▶ [Provided data]:
□ □ □ □ □

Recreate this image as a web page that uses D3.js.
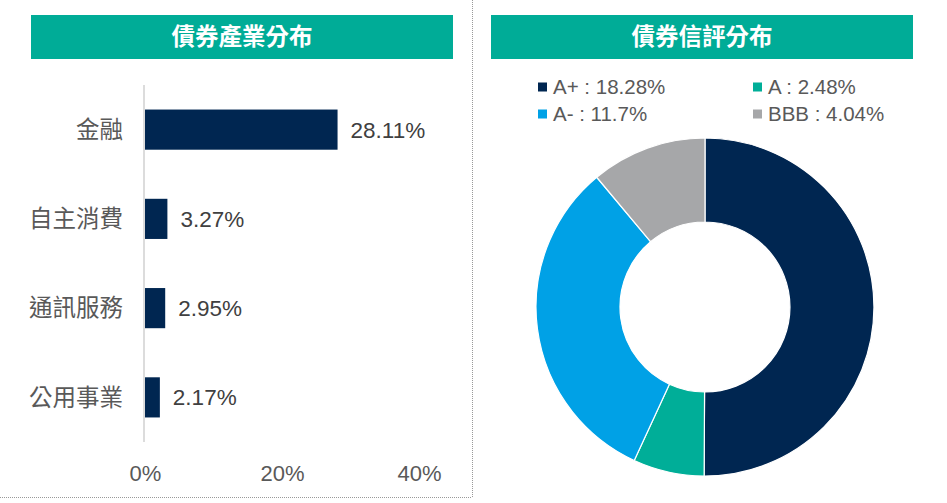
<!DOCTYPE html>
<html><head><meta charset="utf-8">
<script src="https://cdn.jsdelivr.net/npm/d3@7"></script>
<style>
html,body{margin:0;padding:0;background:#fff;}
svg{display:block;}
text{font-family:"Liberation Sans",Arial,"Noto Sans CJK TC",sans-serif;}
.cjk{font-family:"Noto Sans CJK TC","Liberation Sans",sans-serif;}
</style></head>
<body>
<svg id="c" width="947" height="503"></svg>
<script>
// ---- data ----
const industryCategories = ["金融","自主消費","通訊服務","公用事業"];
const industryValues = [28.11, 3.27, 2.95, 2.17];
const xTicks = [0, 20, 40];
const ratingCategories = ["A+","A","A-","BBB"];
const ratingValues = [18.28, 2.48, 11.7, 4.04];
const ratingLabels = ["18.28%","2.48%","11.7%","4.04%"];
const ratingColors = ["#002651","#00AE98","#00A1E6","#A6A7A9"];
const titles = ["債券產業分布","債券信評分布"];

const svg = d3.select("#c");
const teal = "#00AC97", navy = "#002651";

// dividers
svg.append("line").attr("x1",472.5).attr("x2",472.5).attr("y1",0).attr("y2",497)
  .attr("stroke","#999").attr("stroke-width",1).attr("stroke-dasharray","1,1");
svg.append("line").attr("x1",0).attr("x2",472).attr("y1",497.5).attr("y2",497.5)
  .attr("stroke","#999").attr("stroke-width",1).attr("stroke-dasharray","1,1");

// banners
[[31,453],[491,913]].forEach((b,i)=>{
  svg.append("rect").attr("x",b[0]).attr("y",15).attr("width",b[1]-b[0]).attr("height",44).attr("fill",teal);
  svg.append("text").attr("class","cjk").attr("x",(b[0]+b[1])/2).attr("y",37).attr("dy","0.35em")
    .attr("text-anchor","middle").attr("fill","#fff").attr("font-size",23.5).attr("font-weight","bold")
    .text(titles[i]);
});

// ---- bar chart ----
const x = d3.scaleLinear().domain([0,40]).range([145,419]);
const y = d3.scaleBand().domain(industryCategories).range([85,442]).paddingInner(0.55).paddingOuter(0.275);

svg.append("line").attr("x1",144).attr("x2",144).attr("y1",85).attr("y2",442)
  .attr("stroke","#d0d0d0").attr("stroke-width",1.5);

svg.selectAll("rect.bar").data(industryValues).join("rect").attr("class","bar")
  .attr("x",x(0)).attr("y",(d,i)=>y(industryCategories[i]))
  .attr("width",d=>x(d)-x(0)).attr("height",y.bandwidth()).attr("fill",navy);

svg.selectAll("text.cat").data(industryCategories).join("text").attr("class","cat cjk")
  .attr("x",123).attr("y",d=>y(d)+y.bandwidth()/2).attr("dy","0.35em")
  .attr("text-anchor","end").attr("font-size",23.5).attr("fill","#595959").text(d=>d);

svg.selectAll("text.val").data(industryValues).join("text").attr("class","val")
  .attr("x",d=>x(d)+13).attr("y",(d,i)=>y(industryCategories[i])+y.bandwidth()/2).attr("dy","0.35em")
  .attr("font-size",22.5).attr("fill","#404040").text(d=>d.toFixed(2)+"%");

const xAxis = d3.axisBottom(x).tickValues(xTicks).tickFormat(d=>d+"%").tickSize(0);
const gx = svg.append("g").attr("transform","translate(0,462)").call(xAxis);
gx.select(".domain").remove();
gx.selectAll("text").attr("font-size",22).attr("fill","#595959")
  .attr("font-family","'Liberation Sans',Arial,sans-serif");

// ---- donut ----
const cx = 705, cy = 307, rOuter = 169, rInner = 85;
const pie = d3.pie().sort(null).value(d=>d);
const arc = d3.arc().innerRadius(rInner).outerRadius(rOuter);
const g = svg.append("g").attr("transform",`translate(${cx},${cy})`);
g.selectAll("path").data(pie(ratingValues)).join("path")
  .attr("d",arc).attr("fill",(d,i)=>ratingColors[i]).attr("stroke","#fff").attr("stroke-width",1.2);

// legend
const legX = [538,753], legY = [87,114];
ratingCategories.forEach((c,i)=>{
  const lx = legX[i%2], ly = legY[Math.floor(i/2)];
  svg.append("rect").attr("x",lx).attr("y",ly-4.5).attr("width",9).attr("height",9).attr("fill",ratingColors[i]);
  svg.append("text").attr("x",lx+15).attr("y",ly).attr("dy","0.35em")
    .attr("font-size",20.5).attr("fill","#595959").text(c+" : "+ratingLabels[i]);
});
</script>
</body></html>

□ □ □ □ □

▶ [Directions]:
Exclude the pictures. Write out the remaining data exactly.

▶ [In response]:
Recreate this image as a web page that uses D3.js.
<!DOCTYPE html>
<html><head><meta charset="utf-8">
<script src="https://cdn.jsdelivr.net/npm/d3@7"></script>
<style>
html,body{margin:0;padding:0;background:#fff;}
svg{display:block;}
text{font-family:"Liberation Sans",Arial,"Noto Sans CJK TC",sans-serif;}
.cjk{font-family:"Noto Sans CJK TC","Liberation Sans",sans-serif;}
</style></head>
<body>
<svg id="c" width="947" height="503"></svg>
<script>
// ---- data ----
const industryCategories = ["金融","自主消費","通訊服務","公用事業"];
const industryValues = [28.11, 3.27, 2.95, 2.17];
const xTicks = [0, 20, 40];
const ratingCategories = ["A+","A","A-","BBB"];
const ratingValues = [18.28, 2.48, 11.7, 4.04];
const ratingLabels = ["18.28%","2.48%","11.7%","4.04%"];
const ratingColors = ["#002651","#00AE98","#00A1E6","#A6A7A9"];
const titles = ["債券產業分布","債券信評分布"];

const svg = d3.select("#c");
const teal = "#00AC97", navy = "#002651";

// dividers
svg.append("line").attr("x1",472.5).attr("x2",472.5).attr("y1",0).attr("y2",497)
  .attr("stroke","#999").attr("stroke-width",1).attr("stroke-dasharray","1,1");
svg.append("line").attr("x1",0).attr("x2",472).attr("y1",497.5).attr("y2",497.5)
  .attr("stroke","#999").attr("stroke-width",1).attr("stroke-dasharray","1,1");

// banners
[[31,453],[491,913]].forEach((b,i)=>{
  svg.append("rect").attr("x",b[0]).attr("y",15).attr("width",b[1]-b[0]).attr("height",44).attr("fill",teal);
  svg.append("text").attr("class","cjk").attr("x",(b[0]+b[1])/2).attr("y",37).attr("dy","0.35em")
    .attr("text-anchor","middle").attr("fill","#fff").attr("font-size",23.5).attr("font-weight","bold")
    .text(titles[i]);
});

// ---- bar chart ----
const x = d3.scaleLinear().domain([0,40]).range([145,419]);
const y = d3.scaleBand().domain(industryCategories).range([85,442]).paddingInner(0.55).paddingOuter(0.275);

svg.append("line").attr("x1",144).attr("x2",144).attr("y1",85).attr("y2",442)
  .attr("stroke","#d0d0d0").attr("stroke-width",1.5);

svg.selectAll("rect.bar").data(industryValues).join("rect").attr("class","bar")
  .attr("x",x(0)).attr("y",(d,i)=>y(industryCategories[i]))
  .attr("width",d=>x(d)-x(0)).attr("height",y.bandwidth()).attr("fill",navy);

svg.selectAll("text.cat").data(industryCategories).join("text").attr("class","cat cjk")
  .attr("x",123).attr("y",d=>y(d)+y.bandwidth()/2).attr("dy","0.35em")
  .attr("text-anchor","end").attr("font-size",23.5).attr("fill","#595959").text(d=>d);

svg.selectAll("text.val").data(industryValues).join("text").attr("class","val")
  .attr("x",d=>x(d)+13).attr("y",(d,i)=>y(industryCategories[i])+y.bandwidth()/2).attr("dy","0.35em")
  .attr("font-size",22.5).attr("fill","#404040").text(d=>d.toFixed(2)+"%");

const xAxis = d3.axisBottom(x).tickValues(xTicks).tickFormat(d=>d+"%").tickSize(0);
const gx = svg.append("g").attr("transform","translate(0,462)").call(xAxis);
gx.select(".domain").remove();
gx.selectAll("text").attr("font-size",22).attr("fill","#595959")
  .attr("font-family","'Liberation Sans',Arial,sans-serif");

// ---- donut ----
const cx = 705, cy = 307, rOuter = 169, rInner = 85;
const pie = d3.pie().sort(null).value(d=>d);
const arc = d3.arc().innerRadius(rInner).outerRadius(rOuter);
const g = svg.append("g").attr("transform",`translate(${cx},${cy})`);
g.selectAll("path").data(pie(ratingValues)).join("path")
  .attr("d",arc).attr("fill",(d,i)=>ratingColors[i]).attr("stroke","#fff").attr("stroke-width",1.2);

// legend
const legX = [538,753], legY = [87,114];
ratingCategories.forEach((c,i)=>{
  const lx = legX[i%2], ly = legY[Math.floor(i/2)];
  svg.append("rect").attr("x",lx).attr("y",ly-4.5).attr("width",9).attr("height",9).attr("fill",ratingColors[i]);
  svg.append("text").attr("x",lx+15).attr("y",ly).attr("dy","0.35em")
    .attr("font-size",20.5).attr("fill","#595959").text(c+" : "+ratingLabels[i]);
});
</script>
</body></html>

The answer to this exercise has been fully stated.